• [WORK TO COMPLETE] Output the first line of the listing and each line after it, up to and including the line that contains "(261,128) rectangle (294,166);", exactly as written, minus the pictures.

### STORED DATA ###

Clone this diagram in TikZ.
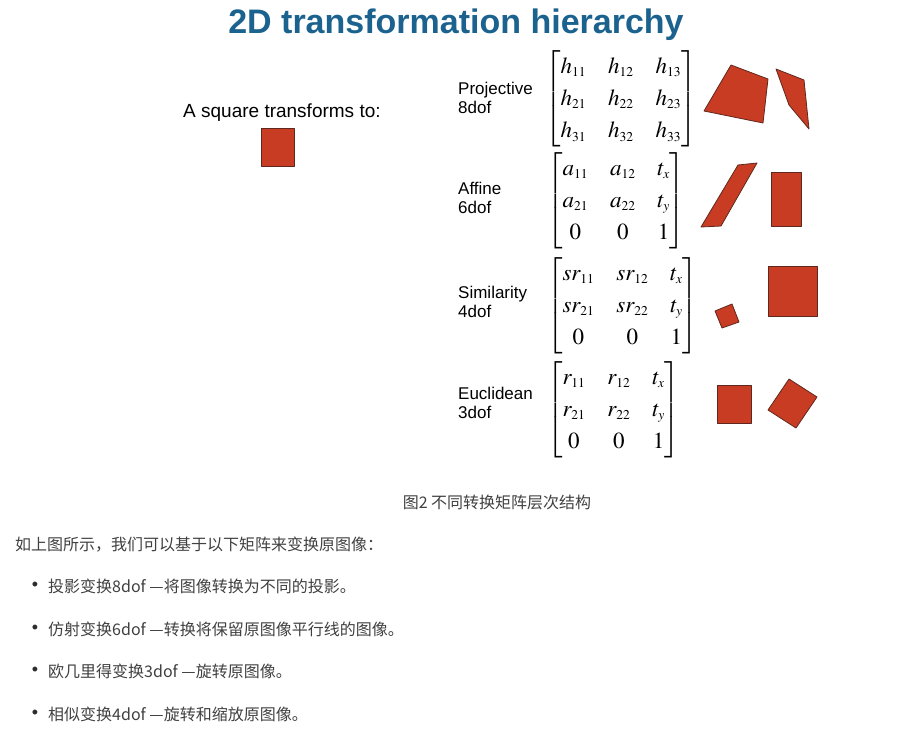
\documentclass[tikz,border=0pt]{standalone}
\usepackage{amsmath}
\usepackage{mathptmx}
\usepackage[no-math]{fontspec}
\setmainfont{Liberation Sans}
\newfontfamily\cjk{Noto Sans CJK SC}
\definecolor{titleblue}{RGB}{27,99,142}
\definecolor{sqred}{RGB}{200,60,35}
\definecolor{sqedge}{RGB}{95,40,30}
\definecolor{bodygray}{RGB}{64,64,64}
\renewcommand{\arraystretch}{1.15}
\setlength{\arraycolsep}{11pt}
\DeclareMathSizes{23}{23}{13.5}{10}

\begin{document}
\begin{tikzpicture}[
  x=1pt,y=-1pt,
  title/.style={font=\fontsize{34}{40}\selectfont\bfseries, text=titleblue, inner sep=0pt},
  lead/.style={font=\fontsize{19}{22}\selectfont, anchor=base west, inner sep=0pt},
  lbl/.style={font=\fontsize{17}{19}\selectfont, align=left, anchor=west, inner sep=0pt},
  mat/.style={font=\fontsize{23}{28}\selectfont, anchor=west, inner sep=0pt},
  sq/.style={fill=sqred, draw=sqedge, line width=0.8pt, line join=round},
  zh/.style={font=\cjk\fontsize{16}{20}\selectfont, text=bodygray, anchor=west, inner sep=0pt},
  dot/.style={font=\fontsize{18}{20}\selectfont, text=bodygray!70!black, inner sep=0pt}
]
\useasboundingbox (0,0) rectangle (921,733);

% Layout:
% top: title, square on the left
% right column: label, matrix, shapes (4 rows)
% bottom: caption and list

\node[title,anchor=base] (title) at (456,34) {2D transformation hierarchy};

\node[lead] (lead) at (183,118) {A square transforms to:};
\draw[sq] (261,128) rectangle (294,166);

%%%%%%%%%%%%%%%%%%%%%%%%%%%%%%%%%%%%%%%%%%%%%%%%%%%%
% Projective
%%%%%%%%%%%%%%%%%%%%%%%%%%%%%%%%%%%%%%%%%%%%%%%%%%%%
\node[lbl] (projlbl) at (458,98) {Projective\\8dof};
\node[mat] (projmat) at (545,99) {$\begin{bmatrix}
  h_{11} & h_{12} & h_{13}\\
  h_{21} & h_{22} & h_{23}\\
  h_{31} & h_{32} & h_{33}
\end{bmatrix}$};
\draw[sq] (731,65) -- (768,79) -- (763,123) -- (704,111) -- cycle;
\draw[sq] (776,69) -- (804,80) -- (809,129) -- (789,105) -- cycle;

%%%%%%%%%%%%%%%%%%%%%%%%%%%%%%%%%%%%%%%%%%%%%%%%%%%%
% Affine
%%%%%%%%%%%%%%%%%%%%%%%%%%%%%%%%%%%%%%%%%%%%%%%%%%%%
\node[lbl] (afflbl) at (458,198) {Affine\\6dof};
\node[mat] (affmat) at (547,201) {$\begin{bmatrix}
  a_{11} & a_{12} & t_x\\
  a_{21} & a_{22} & t_y\\
  0 & 0 & 1
\end{bmatrix}$};
\draw[sq] (738,165) -- (757,163) -- (721,226) -- (701,227) -- cycle;
\draw[sq] (771,172) rectangle (801,226);

%%%%%%%%%%%%%%%%%%%%%%%%%%%%%%%%%%%%%%%%%%%%%%%%%%%%
% Similarity
%%%%%%%%%%%%%%%%%%%%%%%%%%%%%%%%%%%%%%%%%%%%%%%%%%%%
\node[lbl] (simlbl) at (458,302) {Similarity\\4dof};
\node[mat] (simmat) at (547,306) {$\begin{bmatrix}
  sr_{11} & sr_{12} & t_x\\
  sr_{21} & sr_{22} & t_y\\
  0 & 0 & 1
\end{bmatrix}$};
\draw[sq] (715,311) -- (732,304) -- (739,322) -- (722,328) -- cycle;
\draw[sq] (768,266) rectangle (817,316);

%%%%%%%%%%%%%%%%%%%%%%%%%%%%%%%%%%%%%%%%%%%%%%%%%%%%
% Euclidean
%%%%%%%%%%%%%%%%%%%%%%%%%%%%%%%%%%%%%%%%%%%%%%%%%%%%
\node[lbl] (euclbl) at (458,403) {Euclidean\\3dof};
\node[mat] (eucmat) at (547,410) {$\begin{bmatrix}
  r_{11} & r_{12} & t_x\\
  r_{21} & r_{22} & t_y\\
  0 & 0 & 1
\end{bmatrix}$};
\draw[sq] (717,385) rectangle (751,423);
\draw[sq] (789,379) -- (817,397) -- (796,428) -- (768,410) -- cycle;

%%%%%%%%%%%%%%%%%%%%%%%%%%%%%%%%%%%%%%%%%%%%%%%%%%%%
% Caption and list
%%%%%%%%%%%%%%%%%%%%%%%%%%%%%%%%%%%%%%%%%%%%%%%%%%%%
\node[zh,anchor=center] (caption) at (497,502) {图2 不同转换矩阵层次结构};
\node[zh] (intro) at (15,545) {如上图所示，我们可以基于以下矩阵来变换原图像：};

\node[dot] (b1) at (35,586) {•};
\node[zh] (item1) at (48,586) {投影变换8dof —将图像转换为不同的投影。};
\node[dot] (b2) at (35,629) {•};
\node[zh] (item2) at (48,629) {仿射变换6dof —转换将保留原图像平行线的图像。};
\node[dot] (b3) at (35,671) {•};
\node[zh] (item3) at (48,671) {欧几里得变换3dof —旋转原图像。};
\node[dot] (b4) at (35,714) {•};
\node[zh] (item4) at (48,714) {相似变换4dof —旋转和缩放原图像。};

\end{tikzpicture}
\end{document}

###

• [ANSWER]
Clone this diagram in TikZ.
\documentclass[tikz,border=0pt]{standalone}
\usepackage{amsmath}
\usepackage{mathptmx}
\usepackage[no-math]{fontspec}
\setmainfont{Liberation Sans}
\newfontfamily\cjk{Noto Sans CJK SC}
\definecolor{titleblue}{RGB}{27,99,142}
\definecolor{sqred}{RGB}{200,60,35}
\definecolor{sqedge}{RGB}{95,40,30}
\definecolor{bodygray}{RGB}{64,64,64}
\renewcommand{\arraystretch}{1.15}
\setlength{\arraycolsep}{11pt}
\DeclareMathSizes{23}{23}{13.5}{10}

\begin{document}
\begin{tikzpicture}[
  x=1pt,y=-1pt,
  title/.style={font=\fontsize{34}{40}\selectfont\bfseries, text=titleblue, inner sep=0pt},
  lead/.style={font=\fontsize{19}{22}\selectfont, anchor=base west, inner sep=0pt},
  lbl/.style={font=\fontsize{17}{19}\selectfont, align=left, anchor=west, inner sep=0pt},
  mat/.style={font=\fontsize{23}{28}\selectfont, anchor=west, inner sep=0pt},
  sq/.style={fill=sqred, draw=sqedge, line width=0.8pt, line join=round},
  zh/.style={font=\cjk\fontsize{16}{20}\selectfont, text=bodygray, anchor=west, inner sep=0pt},
  dot/.style={font=\fontsize{18}{20}\selectfont, text=bodygray!70!black, inner sep=0pt}
]
\useasboundingbox (0,0) rectangle (921,733);

% Layout:
% top: title, square on the left
% right column: label, matrix, shapes (4 rows)
% bottom: caption and list

\node[title,anchor=base] (title) at (456,34) {2D transformation hierarchy};

\node[lead] (lead) at (183,118) {A square transforms to:};
\draw[sq] (261,128) rectangle (294,166);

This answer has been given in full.